1. A single chip S-band Gallium Nitride (GaN) power amplifier (100) comprising:
an input matching network (101) configured to receive an external radio frequency (RF) input signal and match the 50 Ohm RF impedance to a predefined input impedance;
an input shunt capacitor (102) configured to block DC signal from the RF input signal;
a single stage amplifier (103) connected the input shunt capacitor (102) and configured to amplify power of the RF input signal;
an output shunt capacitor (104) connected to the single stage amplifier (103) and configured to block DC signal from the amplified RF signal; and
an output matching network (105) connected to the output shunt capacitor and configured to match power of the amplified RF signal to a predefined output impedance.
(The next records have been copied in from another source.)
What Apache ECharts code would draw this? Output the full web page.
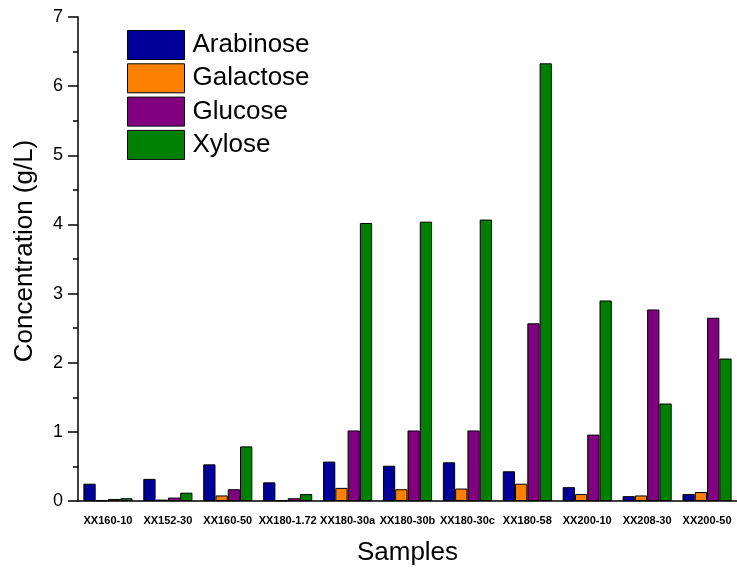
<!DOCTYPE html>
<html>
<head>
<meta charset="utf-8">
<script src="https://cdn.jsdelivr.net/npm/echarts@6/dist/echarts.min.js"></script>
<style>
html,body{margin:0;padding:0;background:#fff;}
#main{width:737px;height:575px;}
</style>
</head>
<body>
<div id="main"></div>
<script>
// samples on the x axis
var samples = ['XX160-10','XX152-30','XX160-50','XX180-1.72','XX180-30a','XX180-30b','XX180-30c','XX180-58','XX200-10','XX208-30','XX200-50'];
// concentrations (g/L)
var arabinose = [0.25,0.32,0.53,0.27,0.57,0.51,0.56,0.43,0.20,0.07,0.10];
var galactose = [0.01,0.02,0.08,0.01,0.19,0.17,0.18,0.25,0.10,0.08,0.13];
var glucose   = [0.03,0.05,0.17,0.04,1.02,1.02,1.02,2.57,0.96,2.77,2.65];
var xylose    = [0.04,0.12,0.79,0.10,4.02,4.04,4.07,6.33,2.90,1.41,2.06];
var seriesNames = ['Arabinose','Galactose','Glucose','Xylose'];
var colours = ['#000099','#ff8000','#800080','#008000'];

var chart = echarts.init(document.getElementById('main'), null, {renderer:'canvas'});

function mkSeries(name, data){
    return {
        name: name,
        type: 'bar',
        data: data,
        barGap: '0%',
        barCategoryGap: '18%',
        itemStyle: {borderColor:'#000', borderWidth:1},
        emphasis: {disabled:true},
        animation: false
    };
}

var option = {
    animation: false,
    color: colours,
    textStyle: {fontFamily:'Liberation Sans, Arial, sans-serif'},
    grid: {left:78, right:-3, top:17, bottom:74},
    legend: {
        orient: 'vertical',
        left: 127, top: 30,
        padding: 0,
        itemWidth: 57, itemHeight: 29, itemGap: 3.3,
        icon: 'rect',
        itemStyle: {borderColor:'#000', borderWidth:1},
        textStyle: {fontSize:26, lineHeight:29, color:'#000', padding:[0,0,0,3]},
        data: seriesNames
    },
    xAxis: [{
        type: 'category',
        data: samples,
        name: 'Samples',
        nameLocation: 'middle',
        nameGap: 39,
        nameTextStyle: {fontSize:26, color:'#000'},
        axisLine: {lineStyle:{color:'#000', width:1.5}},
        axisTick: {alignWithLabel:true, length:10, lineStyle:{color:'#000', width:1.5}},
        axisLabel: {interval:0, fontSize:11, fontWeight:'bold', color:'#000', margin:14}
    },{
        type: 'category',
        data: samples,
        position: 'bottom',
        axisLine: {show:false},
        axisTick: {length:5, lineStyle:{color:'#000', width:1.5}},
        axisLabel: {show:false}
    }],
    yAxis: {
        type: 'value',
        min: 0, max: 7, interval: 1,
        name: 'Concentration (g/L)',
        nameLocation: 'middle',
        nameGap: 40,
        nameTextStyle: {fontSize:26, color:'#000', padding:[0,0,0,16]},
        axisLine: {show:true, lineStyle:{color:'#000', width:1.5}},
        axisTick: {show:true, length:10, lineStyle:{color:'#000', width:1.5}},
        minorTick: {show:true, splitNumber:2, length:5, lineStyle:{color:'#000', width:1.5}},
        splitLine: {show:false},
        axisLabel: {fontSize:18, color:'#000', margin:15}
    },
    series: [
        mkSeries(seriesNames[0], arabinose),
        mkSeries(seriesNames[1], galactose),
        mkSeries(seriesNames[2], glucose),
        mkSeries(seriesNames[3], xylose)
    ]
};
chart.setOption(option);
window.onresize = chart.resize;
</script>
</body>
</html>
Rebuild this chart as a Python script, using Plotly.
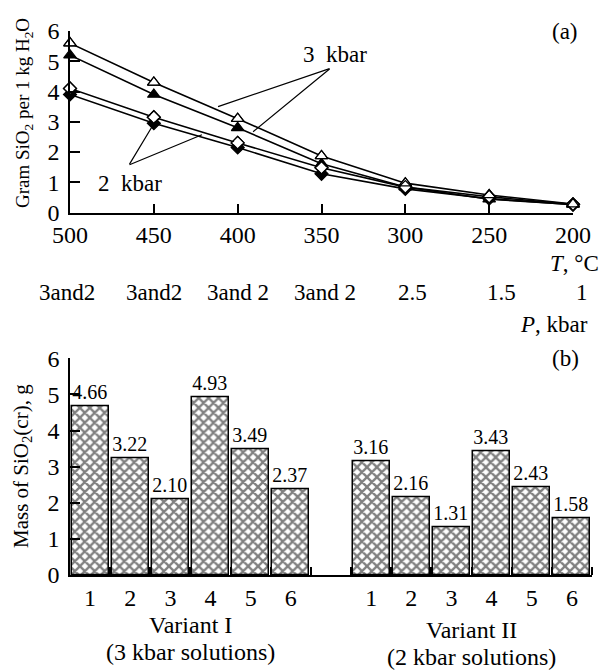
import plotly.graph_objects as go

# ---------------- data: panel (a) ----------------
T_vals = [500, 450, 400, 350, 300, 250, 200]
T_ticktext = ["500", "450", "400", "350", "300", "250", "200"]
P_labels = ["3and2", "3and2", "3and 2", "3and 2", "2.5", "1.5", "1"]
P_xshift = [-3, 0, 0, 3, 7, 12, 9]

tri_open = [5.6, 4.3, 3.1, 1.87, 0.97, 0.58, 0.28]
tri_filled = [5.2, 3.9, 2.8, 1.61, 0.84, 0.44, 0.27]
dia_open = [4.1, 3.15, 2.3, 1.48, 0.84, 0.52, 0.27]
dia_filled = [3.9, 2.95, 2.15, 1.28, 0.78, 0.46, 0.26]

# ---------------- data: panel (b) ----------------
bar_labels = ["1", "2", "3", "4", "5", "6"]
variant1 = [4.66, 3.22, 2.10, 4.93, 3.49, 2.37]
variant2 = [3.16, 2.16, 1.31, 3.43, 2.43, 1.58]

FONT = "Liberation Serif"
W, H = 602, 671


def px(x):
    return x / W


def py(y):
    return (H - y) / H


fig = go.Figure()

series = [
    ("3 kbar (open)", tri_open, "triangle-up-open", 11),
    ("3 kbar (filled)", tri_filled, "triangle-up", 11),
    ("2 kbar (open)", dia_open, "diamond-open", 10),
    ("2 kbar (filled)", dia_filled, "diamond", 10),
]
for name, vals, sym, sz in series:
    fig.add_trace(go.Scatter(
        x=T_vals, y=vals, name=name, mode="lines+markers",
        line=dict(color="black", width=1.6),
        marker=dict(symbol=sym, size=sz, color="black",
                    line=dict(color="black", width=1.2)),
        xaxis="x", yaxis="y", showlegend=False, cliponaxis=False,
    ))
# white fill for open markers
for vals, sym, sz in [(tri_open, "triangle-up", 9), (dia_open, "diamond", 8)]:
    fig.add_trace(go.Scatter(
        x=T_vals, y=vals, mode="markers",
        marker=dict(symbol=sym, size=sz, color="white"),
        xaxis="x", yaxis="y", showlegend=False, hoverinfo="skip", cliponaxis=False,
    ))
for vals, sym, sz in [(tri_open, "triangle-up-open", 11), (dia_open, "diamond-open", 10)]:
    fig.add_trace(go.Scatter(
        x=T_vals, y=vals, mode="markers",
        marker=dict(symbol=sym, size=sz, color="black", line=dict(width=1.2)),
        xaxis="x", yaxis="y", showlegend=False, hoverinfo="skip", cliponaxis=False,
    ))

pos1 = list(range(len(variant1)))
pos2 = [i + len(variant1) + 1 for i in range(len(variant2))]

pattern = dict(shape="x", size=7, solidity=0.55, fgcolor="black", bgcolor="white")
for pos, vals, name in [(pos1, variant1, "Variant I"), (pos2, variant2, "Variant II")]:
    fig.add_trace(go.Bar(
        x=pos, y=vals, name=name, width=0.92,
        marker=dict(color="white", pattern=pattern, line=dict(color="black", width=1.5)),
        text=[f"{v:.2f}" for v in vals], textposition="outside",
        textfont=dict(family=FONT, size=20, color="black"),
        cliponaxis=False, xaxis="x2", yaxis="y2", showlegend=False,
    ))

all_pos = pos1 + pos2
all_labels = bar_labels + bar_labels
n_slots = len(pos1) + len(pos2) + 1
boundaries = [k + 0.5 for k in range(n_slots)]

axis_common = dict(showline=True, linecolor="black", linewidth=1.5, showgrid=False,
                   zeroline=False, tickcolor="black", tickwidth=1.5, automargin=False,
                   tickfont=dict(family=FONT, size=24, color="black"))

fig.update_layout(
    width=W, height=H, margin=dict(l=0, r=0, t=0, b=0, pad=0, autoexpand=False),
    paper_bgcolor="white", plot_bgcolor="white",
    font=dict(family=FONT, color="black"),
    showlegend=False,
    bargap=0,
    xaxis=dict(domain=[px(70), px(573)], range=[500, 200], anchor="y",
               tickmode="array", tickvals=T_vals, ticktext=T_ticktext,
               ticks="inside", ticklen=9, ticklabelstandoff=0, **axis_common),
    yaxis=dict(domain=[py(212.5), py(31)], range=[0, 6], anchor="x", dtick=1,
               ticks="inside", ticklen=10, ticklabelstandoff=4, **axis_common),
    xaxis2=dict(domain=[px(70), px(592)], range=[-0.5, n_slots - 0.5], anchor="y2",
                tickmode="array", tickvals=all_pos, ticktext=all_labels,
                ticks="", ticklabelstandoff=0,
                minor=dict(tickmode="array", tickvals=boundaries, ticks="inside",
                           ticklen=8, tickcolor="black", tickwidth=1.5),
                **axis_common),
    yaxis2=dict(domain=[py(575), py(358.3)], range=[0, 6], anchor="x2", dtick=1,
                ticks="inside", ticklen=10, ticklabelstandoff=4, **axis_common),
)


def label(text, x, y, size, xref="paper", xanchor="center", angle=0, xshift=0):
    return dict(text=text, x=x, y=y, xref=xref, yref="paper", showarrow=False,
                xanchor=xanchor, yanchor="middle", textangle=angle, xshift=xshift,
                font=dict(family=FONT, size=size, color="black"))


ann = []
# y-axis titles
ann.append(label("Gram SiO<sub>2</sub> per 1 kg H<sub>2</sub>O", px(24), py(113), 19, angle=-90))
ann.append(label("Mass of SiO<sub>2</sub>(cr), g", px(22), py(466), 21, angle=-90))
# panel labels
ann.append(label("(a)", px(565), py(32), 23))
ann.append(label("(b)", px(565), py(358), 23))
# axis labels
ann.append(label("<i>T</i>, °C", px(601), py(263), 23, xanchor="right"))
ann.append(label("<i>P</i>, kbar", px(590), py(324), 23, xanchor="right"))
for t, lab, xs in zip(T_vals, P_labels, P_xshift):
    ann.append(label(lab, t, py(292), 23, xref="x", xshift=xs))
# series labels with pointer lines
ann.append(label("3  kbar", px(335), py(55), 23))
ann.append(label("2  kbar", px(130), py(184), 23))
pointers = [
    ((344.9, 4.76), (411.7, 3.50)),
    ((344.9, 4.76), (390.8, 2.67)),
    ((464.8, 1.57), (449.3, 3.0)),
    ((464.8, 1.57), (421.3, 2.57)),
]
for (sx, sy), (tx, ty) in pointers:
    ann.append(dict(text=" ", x=tx, y=ty, xref="x", yref="y", ax=sx, ay=sy,
                    axref="x", ayref="y", showarrow=True, arrowhead=0,
                    font=dict(size=1), borderpad=0,
                    arrowwidth=1.2, arrowcolor="black", standoff=0, startstandoff=0))
# variant labels
ann.append(label("Variant I", 2.5, py(625), 24, xref="x2"))
ann.append(label("(3 kbar solutions)", 2.5, py(652), 24, xref="x2"))
ann.append(label("Variant II", 9.5, py(630), 24, xref="x2"))
ann.append(label("(2 kbar solutions)", 9.5, py(657), 24, xref="x2"))

fig.update_layout(annotations=ann)

fig.write_html("out.html")
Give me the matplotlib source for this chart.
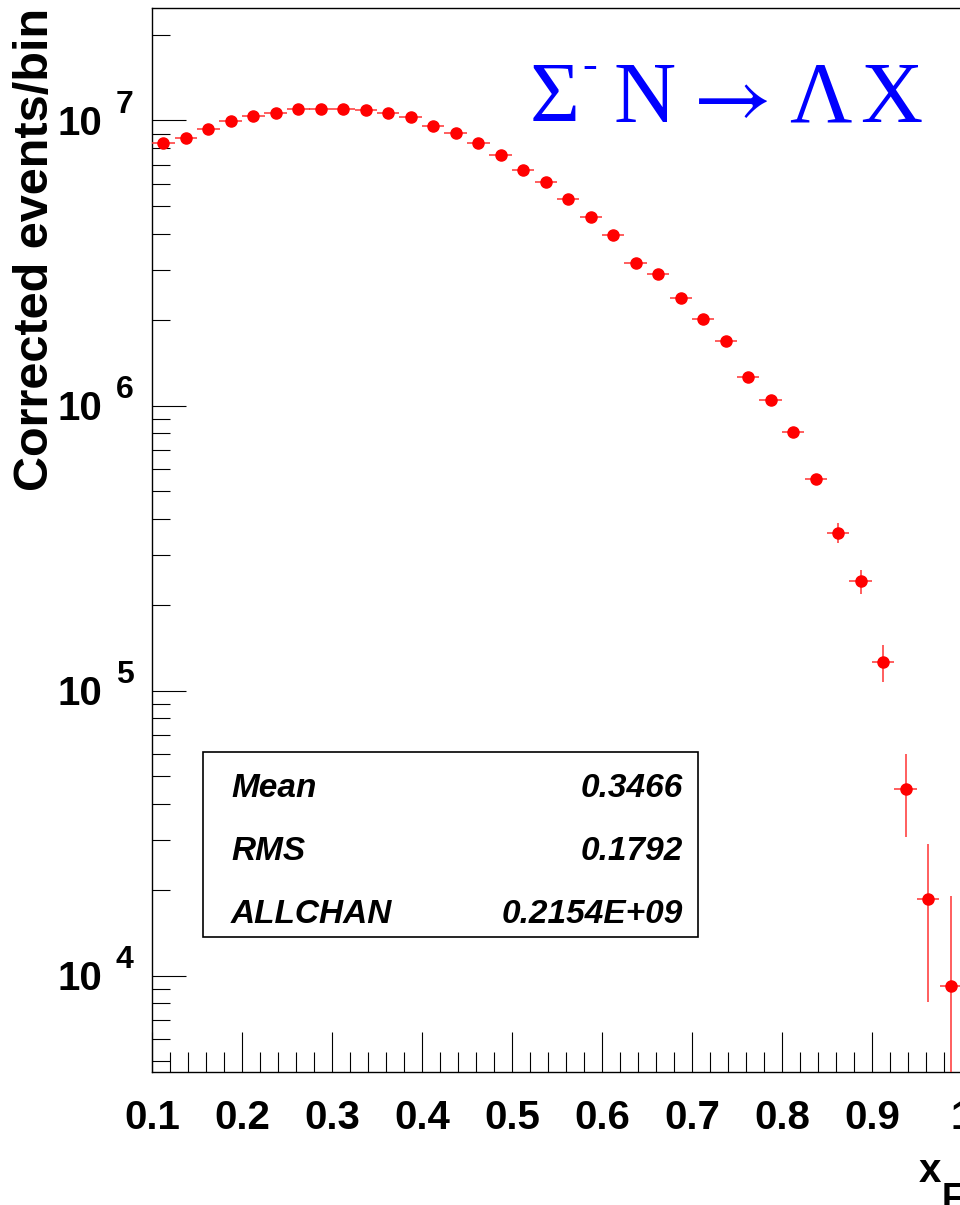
import matplotlib
matplotlib.use("Agg")
import matplotlib.pyplot as plt
import matplotlib.transforms as mtransforms
from matplotlib.patches import Rectangle
from matplotlib.ticker import MultipleLocator, LogLocator, NullFormatter, FuncFormatter

plt.rcParams["mathtext.fontset"] = "stix"

# --- Data ---
xf_centers = [0.1125, 0.1375, 0.1625, 0.1875, 0.2125, 0.2375, 0.2625, 0.2875, 0.3125,
              0.3375, 0.3625, 0.3875, 0.4125, 0.4375, 0.4625, 0.4875, 0.5125, 0.5375,
              0.5625, 0.5875, 0.6125, 0.6375, 0.6625, 0.6875, 0.7125, 0.7375, 0.7625,
              0.7875, 0.8125, 0.8375, 0.8625, 0.8875, 0.9125, 0.9375, 0.9625, 0.9875]
half_bin = [0.0125] * len(xf_centers)
events = [8.36e6, 8.66e6, 9.34e6, 9.98e6, 1.037e7, 1.065e7, 1.098e7, 1.095e7, 1.098e7,
          1.088e7, 1.065e7, 1.026e7, 9.59e6, 9.06e6, 8.32e6, 7.59e6, 6.71e6, 6.10e6,
          5.29e6, 4.59e6, 3.98e6, 3.17e6, 2.89e6, 2.38e6, 2.01e6, 1.69e6, 1.26e6,
          1.046e6, 8.09e5, 5.54e5, 3.58e5, 2.42e5, 1.26e5, 4.52e4, 1.855e4, 9.19e3]
errors = [6e4, 6e4, 6.5e4, 7e4, 7e4, 7e4, 7e4, 7e4, 7e4,
          7e4, 7e4, 7e4, 6.5e4, 6.5e4, 6e4, 6e4, 5.5e4, 5e4,
          4.5e4, 4e4, 3.5e4, 3.2e4, 3e4, 2.8e4, 2.5e4, 2.2e4, 2e4,
          1.8e4, 1.6e4, 1.8e4, 2.8e4, 2.3e4, 1.85e4, 1.45e4, 1.05e4, 9.8e3]

stat_names = ["Mean", "RMS", "ALLCHAN"]
stat_values = ["0.3466", "0.1792", "0.2154E+09"]

# reaction label pieces and their left edges (pixels)
reaction = [("Σ", 530), ("N", 614), (r"$\rightarrow$", 680), ("Λ", 789), ("X", 860)]

W, H = 960, 1205
SANS = "Liberation Sans"
SERIF = ["Liberation Serif", "DejaVu Serif"]


def fx(px):
    return px / W


def fy(py):
    return 1 - py / H


fig = plt.figure(figsize=(W / 100, H / 100), dpi=100)
ax = fig.add_axes([fx(152), fy(1071.7), 810 / W, (1071.7 - 8.3) / H])

ax.errorbar(xf_centers, events, xerr=half_bin, yerr=errors, fmt="o", color="red",
            ecolor="#ff3333", elinewidth=1.1, markersize=8, capsize=0, zorder=3)

ax.set_yscale("log")
ax.set_xlim(0.1, 1.0)
ax.set_ylim(4600, 2.475e7)

# ticks, ROOT style (inside, left/bottom only)
ax.xaxis.set_major_locator(MultipleLocator(0.1))
ax.xaxis.set_minor_locator(MultipleLocator(0.02))
ax.xaxis.set_major_formatter(FuncFormatter(lambda v, p: "%g" % round(v, 2)))
ax.yaxis.set_major_locator(LogLocator(base=10))
ax.yaxis.set_minor_locator(LogLocator(base=10, subs=range(2, 10)))
ax.yaxis.set_major_formatter(NullFormatter())
ax.yaxis.set_minor_formatter(NullFormatter())
ax.tick_params(axis="x", which="major", direction="in", length=29, width=0.8, pad=20,
               labelsize=29, top=False)
ax.tick_params(axis="x", which="minor", direction="in", length=14.4, width=0.8, top=False)
ax.tick_params(axis="y", which="major", direction="in", length=24.5, width=0.8, right=False)
ax.tick_params(axis="y", which="minor", direction="in", length=13, width=0.8, right=False)
for lab in ax.get_xticklabels():
    lab.set_fontfamily(SANS)
    lab.set_fontweight("bold")
for sp in ax.spines.values():
    sp.set_linewidth(1.0)

# y tick labels as "10 ^n"
ytr = ax.get_yaxis_transform()
for d in [4, 5, 6, 7]:
    base_tr = mtransforms.offset_copy(ytr, fig=fig, x=0, y=-14.5, units="dots")
    ax.text((102 - 152) / 810, 10 ** d, "10", transform=base_tr, ha="right", va="baseline",
            fontsize=29, fontweight="bold", family=SANS)
    sup_tr = mtransforms.offset_copy(ytr, fig=fig, x=0, y=7.5, units="dots")
    ax.text((116 - 152) / 810, 10 ** d, str(d), transform=sup_tr, ha="left", va="baseline",
            fontsize=23, fontweight="bold", family=SANS)

# axis titles
fig.text(fx(36), fy(8), "Corrected events/bin", rotation=90, ha="center", va="top",
         fontsize=35, fontweight="bold", family=SANS)
fig.text(fx(919), fy(1182), "x", ha="left", va="baseline", fontsize=29,
         fontweight="bold", family=SANS)
fig.text(fx(942), fy(1182), "F", ha="left", va="top", fontsize=26,
         fontweight="bold", family=SANS)

# reaction label
for glyph, px in reaction:
    fig.text(fx(px), fy(122), glyph, ha="left", va="baseline", fontsize=62,
             color="#0000ff", family=SERIF)
fig.text(fx(582), fy(78), "-", ha="left", va="baseline", fontsize=32,
         color="#0000ff", family=SERIF)

# statistics box
fig.patches.append(Rectangle((fx(203), fy(937)), (698 - 203) / W, (937 - 752) / H,
                             transform=fig.transFigure, fill=False, edgecolor="black",
                             linewidth=1.2))
for i, (name, val) in enumerate(zip(stat_names, stat_values)):
    yb = 797 + i * 63
    fig.text(fx(231), fy(yb), name, ha="left", va="baseline", fontsize=24,
             fontweight="bold", style="italic", family=SANS)
    fig.text(fx(683), fy(yb), val, ha="right", va="baseline", fontsize=24,
             fontweight="bold", style="italic", family=SANS)

fig.savefig("out.png", dpi=100)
2. The amplifier (100) as claimed in claim 1, wherein said amplifier (100) is fabricated on a 4.4 mm thick aluminium substrate with a die size of 20.6 X 14.6 mm.

3. The amplifier (100) as claimed in claim 1, wherein said single stage amplifier (102) has a gallium nitride-based high electron mobility transistor (GaN HEMT) fabricated on a 0.4 µm thick GaN (Gallium Nitride) substrate having physical dimension of 1 X 6 mm.

4. The amplifier (100) as claimed in any one of claims 1 to 3, wherein the amplifier (100) has thermal resistance of 0.64 degree Celsius per Watt.

5. The amplifier (100) as claimed in claim 1, wherein the input shunt capacitor (102) and the output shunt capacitor (104) are variable to optimize matching for power, efficiency, and bandwidth of the amplifier (100).

6. The amplifier (100) as claimed in claims 1, wherein said GaN HEMT (103) has power gain of 12dB and is configured to deliver 150-watt output power.

7. The amplifier (100) as claimed in claim 1, wherein said predefined output impedance is 50 Ohms.

8. The amplifier (100) as claimed in claim 1, wherein a gold bond-wire is used for interconnection between the output shunt capacitor (104), the output matching network (105), and the output RF pin.

9. The amplifier (100) as claimed in claim 1, wherein the amplifier (100) has <0.3 dB power droop across temperature with 20% duty cycle, and <0.3 dB power gain variation across temperature.

10. The amplifier (100) as claimed in claim 1, wherein operating frequency range of the amplifier (100) is 2.7 GHz to 3.6 GHz.

11. The amplifier (100) as claimed in claim 1, wherein the amplifier has drain efficiency of >50%.